Monensin and Lasalocid are veterinary ionophore antibiotics used for therapeutic and non-therapeutic treatment of livestock. Manure containing un-metabolized compounds is in turn used as beneficial amendment for agricultural crops, thus, these compounds may be available for transport through soils. These antibiotics have been detected in run-off, surface water, and groundwater and may be toxic to soil and aquatic biota. This research focuses on adsorption mechanisms of Monensin (MON) and Lasalocid (LAS) to clay constituents common in agricultural soils. Methods were developed to extract these compounds from water, soil, and sludge and for subsequent analysis using liquid chromatography tandem mass spectrometry. Batch equilibrium experiments indicated that Monensin and Lasalocid have unique adsorption mechanisms that are highly pH-dependent. Predicted order of adsorption strength and desorption capabilities were not observed.
Illite (ILL) had optimal adsorption conditions for and showed strong affinity for both LAS and MON. Desorption was very high in the competitive study. Kaolinite (KAO) showed moderate adsorption and desorption was nearly twice as high when the compounds were paired. Montmorillonite (MTM) displayed low adsorption and desorption was higher in the non-competitive study. More retention of LAS by MTM was apparent in the competitive study. Manure (MAN) used in this study did not show a strong affinity for the MON and LAS complexes. Desorption from this manure was low, particularly for LAS in the competitive study. Ottawa sand (OTS) showed little adsorption as was expected. Desorption was generally moderate, except for MON which was high, particularly in the non-competitive study. Soil (GLRI) adsorption was generally high and there was a one order of magnitude difference between the non-competitive and competitive studies.
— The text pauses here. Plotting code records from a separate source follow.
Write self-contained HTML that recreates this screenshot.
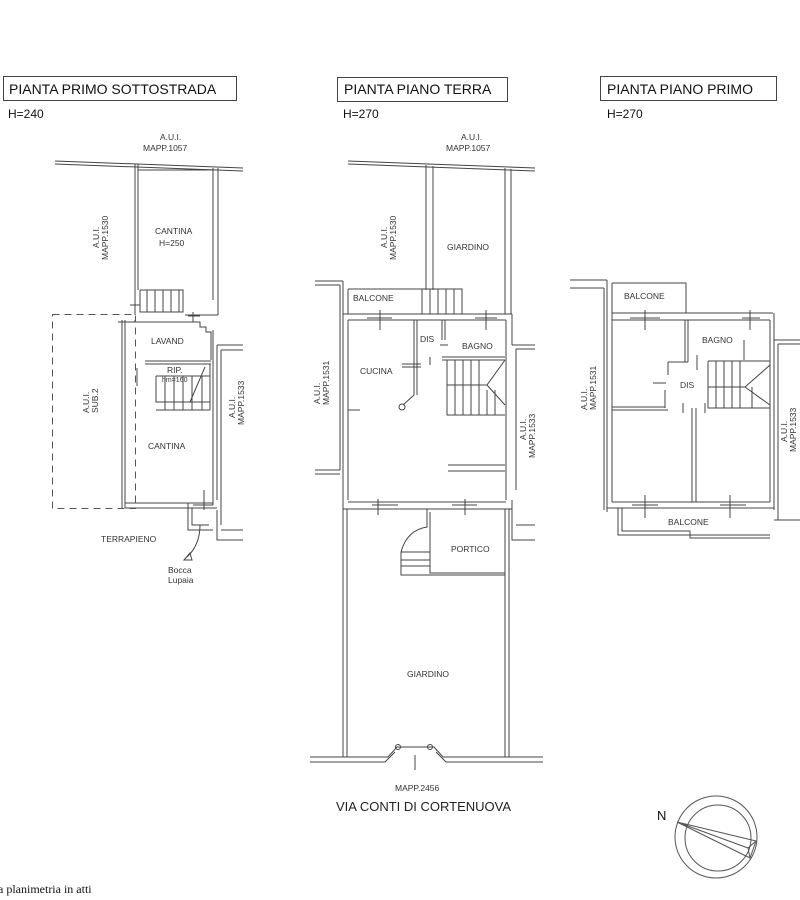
<!DOCTYPE html>
<html><head><meta charset="utf-8"><style>
html,body{margin:0;padding:0;background:#fff;width:800px;height:900px;overflow:hidden}
svg{display:block}
text{font-family:"Liberation Sans",sans-serif;fill:#333}
.s{font-size:8.5px}
.t{font-size:14px;fill:#111}
</style></head><body>
<svg width="800" height="900" viewBox="0 0 800 900" xmlns="http://www.w3.org/2000/svg">
<g fill="none" stroke="#444" stroke-width="1">
<rect x="3.5" y="76.5" width="233" height="24"/>
<rect x="337.5" y="77.5" width="170" height="24"/>
<rect x="600.5" y="76.5" width="176" height="24"/>

<path d="M55 161 L243 168 M55 164 L243 171"/>
<path d="M135 164 V315 M138 164 V290 M213 168 V300 M218 168 V315"/>
<path d="M138 170 H213 M140 290 V312 H183 V290 H140"/>
<path d="M147 290 V312 M155 290 V312 M163 290 V312 M171 290 V312 M179 290 V312"/>
<path d="M130 305 H140 M135 300 V310"/>
<path d="M193 312 V322 M188 316 H200 M185 315 H218"/>
<path d="M122 320 V508 M125 320 V508 M118 322 H135 V320 M125 322 H200 V327 H206 V332 H211 V360 M213 330 V505 M217 345 V500 M217 345 H243 M221 350 V525 M221 350 H243"/>
<path d="M145 361 H211 M145 364 H211"/>
<path d="M137 368 V386 M156 376 V402 H210 M156 410 H210 M156 376 H210 M165 376 V410 M174 376 V410 M183 376 V410 M192 376 V410 M202 376 V410 M205 367 L190 402 M210 364 V410"/>
<path d="M125 508 H217 M125 503 H213 M188 503 V530 H213 M192 508 V525 H209 M204 490 V510 M193 505 H213"/>
<path d="M217 510 V540 H243 M221 530 H243"/>
<path d="M200 525 Q200 545 187 557" />
<path d="M184 560 L190 553 L192 560 Z"/>
</g>
<rect x="52.5" y="314.5" width="83" height="194" fill="none" stroke="#555" stroke-dasharray="7,5"/>

<g fill="none" stroke="#444" stroke-width="1">
<path d="M348 161 L535 168 M348 164 L535 171"/>
<path d="M426 165 V290 M433 166 V290 M505 168 V314 M511 169 V314"/>
<path d="M348 289 H462 V314 M348 289 V314 M422 289 V314 M430 289 V314 M438 289 V314 M446 289 V314 M454 289 V314"/>
<path d="M315 281 H343 M315 285 H340 M340 285 V470 M343 281 V515"/>
<path d="M343 314 H512 M348 320 H506 M348 320 V500 M506 320 V500 M512 314 V345 M512 345 H535 M516 349 H535 M516 349 V490 M512 500 V540 H535 M516 525 H535"/>
<path d="M315 470 H340 M315 474 H340"/>
<path d="M367 318 H392 M380 310 V330 M475 318 H497 M486 310 V330"/>
<path d="M414 320 V395 L403 405 M417 320 V395 M402 364 H421 M402 367 H421"/>
<circle cx="402" cy="407" r="3"/>
<path d="M442 320 V340 M445 320 V340 M442 357 H505 M442 360 H505 M440 345 H448"/>
<path d="M430 357 V365"/>
<path d="M447 360 V415 H505 M455 360 V415 M463 360 V415 M471 360 V415 M479 360 V415 M487 390 V415 M495 390 V415 M447 385 H487 M487 385 L505 360 M487 385 L505 405"/>
<path d="M348 410 H360"/>
<path d="M448 465 H505 M448 471 H505"/>
<path d="M348 502 H506 M343 509 H512 M378 499 V515 M372 505 H398 M465 499 V515 M452 505 H477"/>
<path d="M343 509 V757 M347 509 V757 M505 509 V757 M509 509 V757"/>
<path d="M427 509 V527 Q407 530 401 552 V575 H505 M430 512 V573 H505 M401 560 H430 M401 566 H430 M401 552 H430"/>
<path d="M310 757 H388 L397 747 H434 L443 757 H543 M310 762 H385 L395 752 M436 752 L446 762 H543"/>
<circle cx="398" cy="747" r="2.5"/><circle cx="430" cy="747" r="2.5"/>
<path d="M415 755 V770"/>
</g>

<g fill="none" stroke="#444" stroke-width="1">
<path d="M570 280 H607 M570 288 H604 M604 288 V510 M607 280 V512 M612 283 V502"/>
<path d="M612 283 H686 V313 M612 313 H773 M612 320 H770"/>
<path d="M630 318 H660 M645 310 V330 M742 318 H760 M750 310 V330"/>
<path d="M770 320 V502 M774 313 V510 M774 340 H800 M778 344 H800 M778 344 V520 M774 520 H800"/>
<path d="M685 320 V362 M688 320 V362 M668 362 H688 M668 362 V375 M665 390 V408 M612 407 H665 M612 410 H668"/>
<path d="M744 340 V360 M697 355 V370 M653 383 H666"/>
<path d="M708 361 V408 H770 M716 361 V408 M724 361 V408 M732 361 V408 M740 361 V408 M752 387 V408 M708 387 H745 L770 365 M745 387 L770 405 M708 361 H770"/>
<path d="M683 403 V413 M705 403 V413 M692 408 V502 M696 408 V502"/>
<path d="M612 502 H770 M607 508 H774 M645 495 V518 M632 505 H658 M730 495 V518 M720 505 H746"/>
<path d="M618 508 V535 H770 M622 508 V531 H690 V538 H770"/>
</g>

<g fill="none" stroke="#555" stroke-width="1">
<circle cx="716" cy="837" r="41"/>
<circle cx="718" cy="838" r="33"/>
<path d="M677 822 L756 841 L750 858 Z M677 822 L748 848 L756 841 M748 848 L750 858"/>
</g>

<text class="t" x="9" y="94">PIANTA PRIMO SOTTOSTRADA</text>
<text class="t" x="344" y="94">PIANTA PIANO TERRA</text>
<text class="t" x="607" y="94">PIANTA PIANO PRIMO</text>
<text x="8" y="118" style="font-size:12px;fill:#111">H=240</text>
<text x="343" y="118" style="font-size:12px;fill:#111">H=270</text>
<text x="607" y="118" style="font-size:12px;fill:#111">H=270</text>

<text class="s" x="160" y="140">A.U.I.</text><text class="s" x="143" y="151">MAPP.1057</text>
<text class="s" x="461" y="140">A.U.I.</text><text class="s" x="446" y="151">MAPP.1057</text>

<text class="s" x="155" y="234">CANTINA</text><text class="s" x="159" y="246">H=250</text>
<text class="s" x="151" y="344">LAVAND</text>
<text class="s" x="167" y="373">RIP.</text>
<text class="s" x="162" y="382" style="font-size:7px">hm=160</text>
<text class="s" x="148" y="449">CANTINA</text>
<text class="s" x="101" y="542">TERRAPIENO</text>
<text class="s" x="168" y="573">Bocca</text><text class="s" x="168" y="583">Lupaia</text>

<text class="s" x="447" y="250">GIARDINO</text>
<text class="s" x="353" y="301">BALCONE</text>
<text class="s" x="420" y="342">DIS</text>
<text class="s" x="462" y="349">BAGNO</text>
<text class="s" x="360" y="374">CUCINA</text>
<text class="s" x="451" y="552">PORTICO</text>
<text class="s" x="407" y="677">GIARDINO</text>
<text class="s" x="395" y="791">MAPP.2456</text>
<text x="336" y="811" style="font-size:13px;fill:#222">VIA CONTI DI CORTENUOVA</text>

<text class="s" x="624" y="299">BALCONE</text>
<text class="s" x="702" y="343">BAGNO</text>
<text class="s" x="680" y="388">DIS</text>
<text class="s" x="668" y="525">BALCONE</text>

<text x="657" y="820" style="font-size:13px;fill:#111">N</text>
<text x="-2" y="893" style="font-family:'Liberation Serif',serif;font-size:12px;fill:#111">a planimetria in atti</text>

<g class="s">
<text class="s" transform="translate(99,248) rotate(-90)">A.U.I.</text>
<text class="s" transform="translate(108,260) rotate(-90)">MAPP.1530</text>
<text class="s" transform="translate(89,413) rotate(-90)">A.U.I.</text>
<text class="s" transform="translate(98,413) rotate(-90)">SUB.2</text>
<text class="s" transform="translate(235,418) rotate(-90)">A.U.I.</text>
<text class="s" transform="translate(244,425) rotate(-90)">MAPP.1533</text>

<text class="s" transform="translate(387,248) rotate(-90)">A.U.I.</text>
<text class="s" transform="translate(396,260) rotate(-90)">MAPP.1530</text>
<text class="s" transform="translate(320,404) rotate(-90)">A.U.I.</text>
<text class="s" transform="translate(329,405) rotate(-90)">MAPP.1531</text>
<text class="s" transform="translate(526,440) rotate(-90)">A.U.I.</text>
<text class="s" transform="translate(535,458) rotate(-90)">MAPP.1533</text>

<text class="s" transform="translate(587,410) rotate(-90)">A.U.I.</text>
<text class="s" transform="translate(596,410) rotate(-90)">MAPP.1531</text>
<text class="s" transform="translate(787,442) rotate(-90)">A.U.I.</text>
<text class="s" transform="translate(796,452) rotate(-90)">MAPP.1533</text>
</g>
</svg>
</body></html>
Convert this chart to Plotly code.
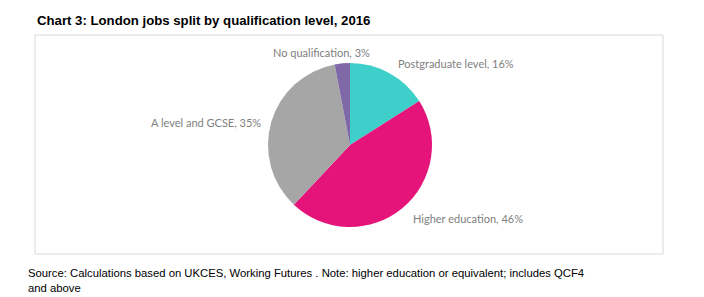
import plotly.graph_objects as go

categories = ["Postgraduate level", "Higher education", "A level and GCSE", "No qualification"]
shares = [16, 46, 35, 3]
colors = ["#3ECFCA", "#E5147A", "#A6A6A6", "#7F68A8"]

W, H = 704, 297
cx, cy, r = 350, 145, 82

fig = go.Figure(go.Pie(
    labels=categories, values=shares, sort=False, direction="clockwise", rotation=0,
    marker=dict(colors=colors, line=dict(width=0)), textinfo="none", hoverinfo="label+percent",
    domain=dict(x=[(cx - r) / W, (cx + r) / W], y=[(H - cy - r) / H, (H - cy + r) / H]),
    showlegend=False,
))

# label anchor positions (pixels): (x, y, xanchor)
label_pos = {
    "Postgraduate level": (396, 63, "left"),
    "Higher education": (411, 218, "left"),
    "A level and GCSE": (263, 122, "right"),
    "No qualification": (372, 53, "right"),
}
annotations = []
for cat, v in zip(categories, shares):
    x, y, xa = label_pos[cat]
    annotations.append(dict(x=x / W, y=1 - y / H, xref="paper", yref="paper", xanchor=xa, yanchor="middle",
                            text=f"{cat}, {v}%", showarrow=False,
                            font=dict(family="Lato", size=11, color="#808080")))
annotations.append(dict(x=35 / W, y=1 - 20 / H, xref="paper", yref="paper", xanchor="left", yanchor="middle",
                        text="<b>Chart 3: London jobs split by qualification level, 2016</b>", showarrow=False,
                        font=dict(family="Liberation Sans, Arial", size=13.2, color="#000000")))
annotations.append(dict(x=26 / W, y=1 - 265 / H, xref="paper", yref="paper", xanchor="left", yanchor="top",
                        align="left",
                        text="Source: Calculations based on UKCES, Working Futures . Note: higher education or equivalent; includes QCF4<br>and above",
                        showarrow=False, font=dict(family="Liberation Sans, Arial", size=11.3, color="#000000")))

fig.update_layout(
    width=W, height=H, margin=dict(l=0, r=0, t=0, b=0),
    paper_bgcolor="white", plot_bgcolor="white",
    annotations=annotations,
    shapes=[dict(type="rect", xref="paper", yref="paper", x0=35 / W, x1=663 / W, y0=1 - 254 / H, y1=1 - 35 / H,
                 line=dict(color="#D9D9D9", width=1), fillcolor="rgba(0,0,0,0)", layer="below")],
)
fig.write_html("out.html")
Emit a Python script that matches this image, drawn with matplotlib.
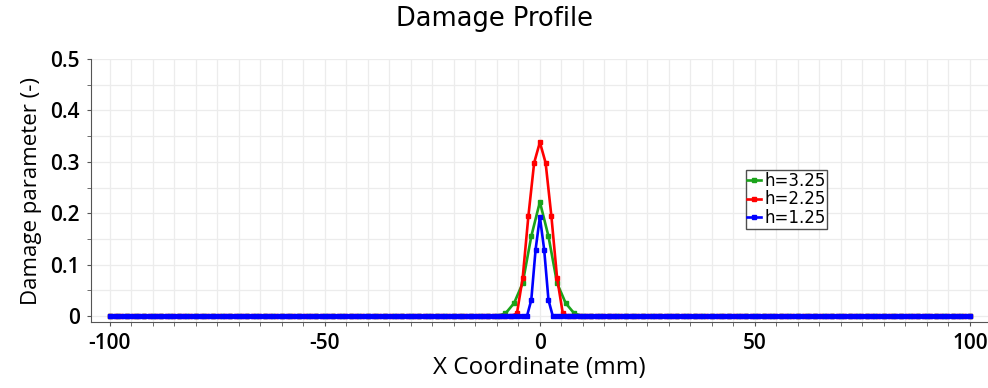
import numpy as np
import matplotlib
matplotlib.use("Agg")
import matplotlib.pyplot as plt
from matplotlib.ticker import MultipleLocator

plt.rcParams["axes.unicode_minus"] = False

# mesh sizes and node spacing (mm)
labels = ["h=3.25", "h=2.25", "h=1.25"]
colors = ["#1aa31a", "#ff0000", "#0000ff"]
spacing = [2.0, 200 / 150, 1.0]

# damage values at the centre nodes (0, +-1, +-2, ... nodes); everything else is 0
centre_h325 = [0.222, 0.155, 0.064, 0.025, 0.005]
centre_h225 = [0.338, 0.298, 0.195, 0.074, 0.005]
centre_h125 = [0.193, 0.129, 0.031]
centres = [centre_h325, centre_h225, centre_h125]


def build_profile(dx, centre):
    n = int(round(100 / dx))
    x = np.linspace(-100, 100, 2 * n + 1)
    d = np.zeros_like(x)
    for k, v in enumerate(centre):
        d[n + k] = v
        d[n - k] = v
    return x, d


fig = plt.figure(figsize=(9.88, 3.88), dpi=100)
ax = fig.add_axes([0.092, 0.170, 0.908, 0.678])

for lab, col, dx, cen in zip(labels, colors, spacing, centres):
    x, d = build_profile(dx, cen)
    ax.plot(x, d, color=col, lw=1.9, marker="s", ms=2.3, label=lab)

ax.set_xlim(-104.4, 104.2)
ax.set_ylim(-0.0117, 0.5)

ax.xaxis.set_major_locator(MultipleLocator(50))
ax.xaxis.set_minor_locator(MultipleLocator(5))
ax.yaxis.set_minor_locator(MultipleLocator(0.05))
ax.set_yticks(np.arange(0, 0.51, 0.1))
ax.set_yticklabels(["0", "0.1", "0.2", "0.3", "0.4", "0.5"])

ax.grid(which="both", color="#ececec", lw=0.9)
ax.set_axisbelow(True)
for s in ["top", "right"]:
    ax.spines[s].set_visible(False)
for s in ["left", "bottom"]:
    ax.spines[s].set_color("#555555")
ax.tick_params(which="both", direction="out", length=3, color="#555555")
ax.tick_params(which="major", labelsize=15, pad=5)

for t in ax.get_xticklabels() + ax.get_yticklabels():
    t.set_fontfamily("Open Sans")
    t.set_fontweight("semibold")

ax.set_xlabel("X Coordinate (mm)", fontsize=17.5, family="Open Sans", labelpad=1)
ax.set_ylabel("Damage parameter (-)", fontsize=16, family="Open Sans", labelpad=6)
fig.suptitle("Damage Profile", fontsize=18.5, family="DejaVu Sans", color="black", y=0.985)

leg = ax.legend(loc="upper left", bbox_to_anchor=(0.730, 0.578), fontsize=12,
                frameon=True, fancybox=False, handlelength=0.8, handletextpad=0.2,
                borderpad=0.1, labelspacing=0.05, borderaxespad=0)
leg.get_frame().set_edgecolor("#222222")
leg.get_frame().set_linewidth(1.0)

fig.savefig("out.png", dpi=100)
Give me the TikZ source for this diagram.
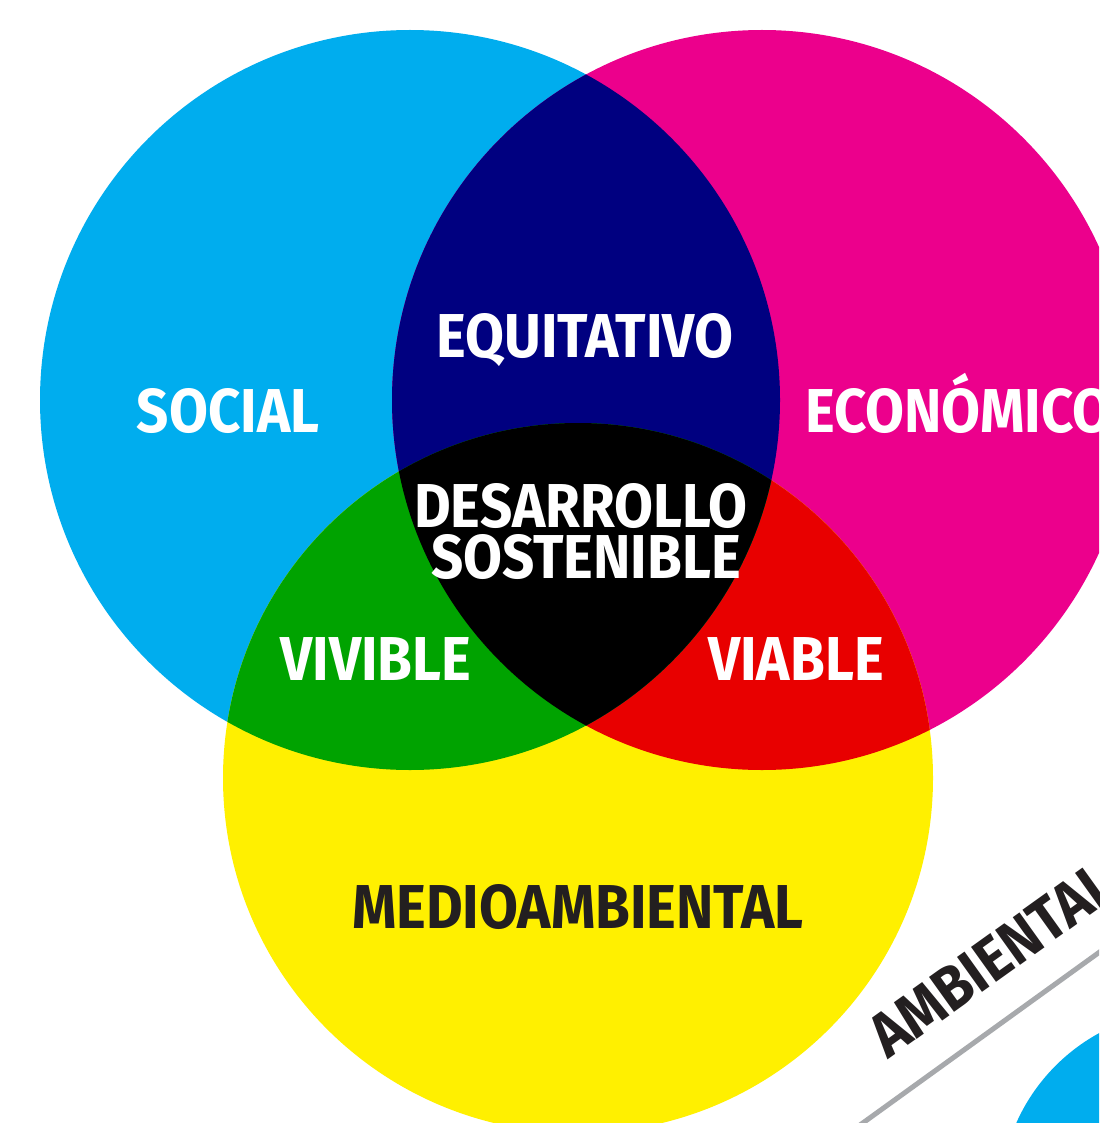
\documentclass[tikz,border=0pt]{standalone}
\usepackage{fontspec}
\setmainfont{Fira Sans}[FakeStretch=0.91]
\definecolor{socialc}{HTML}{00ADEE}
\definecolor{econc}{HTML}{EC008C}
\definecolor{medioc}{HTML}{FFF000}
\definecolor{equic}{HTML}{000080}
\definecolor{vivic}{HTML}{00A300}
\definecolor{viabc}{HTML}{E80000}
\definecolor{darkc}{HTML}{231F20}
\definecolor{linec}{HTML}{A7A9AC}
\tikzset{lab/.style={font=\bfseries\fontsize{62}{62}\selectfont, text=white, inner sep=0pt, anchor=base}}

\begin{document}
\begin{tikzpicture}[x=1pt,y=-1pt]
    \useasboundingbox (0,0) rectangle (1099,1123);
    \clip (0,0) rectangle (1099,1123);
    \fill[white] (0,0) rectangle (1099,1123);
    \coordinate (cSocial) at (410,400);
    \coordinate (cEcon) at (762,400);
    \coordinate (cMedio) at (578,778);
    \fill[socialc] (cSocial) circle[radius=370pt];
    \fill[econc] (cEcon) circle[radius=370pt];
    \fill[medioc] (cMedio) circle[radius=355pt];
    \begin{scope}
      \clip (cEcon) circle[radius=370pt];
      \fill[viabc] (cMedio) circle[radius=355pt];
    \end{scope}
    \begin{scope}
      \clip (cSocial) circle[radius=370pt];
      \fill[equic] (cEcon) circle[radius=370pt];
      \fill[vivic] (cMedio) circle[radius=355pt];
      \clip (cEcon) circle[radius=370pt];
      \fill[black] (cMedio) circle[radius=355pt];
    \end{scope}
    \coordinate (cCorner) at (1190,1200);
    \fill[socialc] (cCorner) circle[radius=190pt];
    \coordinate (lnA) at (860,1125);
    \coordinate (lnB) at (1101,951);
    \draw[linec, line width=5pt] (lnA) -- (lnB);
    \foreach \x/\y/\lab/\tx in {
      228/432/lSocial/SOCIAL,
      585/357/lEqui/EQUITATIVO,
      581/527/lDesa/DESARROLLO,
      586/578/lSost/SOSTENIBLE,
      376/680/lVivi/VIVIBLE,
      796/680/lViab/VIABLE%
    } {
      \node[lab] (\lab) at (\x,\y) {\tx};
    }
    \node[lab, anchor=base west] (lEcon) at (805,432) {ECONÓMICO};
    \node[lab, text=darkc] (lMedio) at (578,928) {MEDIOAMBIENTAL};
    \node[lab, text=darkc, anchor=base west, rotate=35.6] (lAmb) at (888,1060) {AMBIENTAL};
  \end{tikzpicture}
\end{document}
Adsorption was rapid and partially irreversible unto all sorbents indicating that portions of these compounds may remain in soils, possibly toxic to biota until degradation occurs. Remaining adsorbed compound has limited availability for transport via runoff to surface waters, leaching to groundwater, transformation, and/or bioaccumulation. More research regarding the fate of Monensin and Lasalocid is necessary to fully understand their behavior in soil, particularly in Northwest Ohio which is a large agricultural region spatially proximate to the Great Lakes.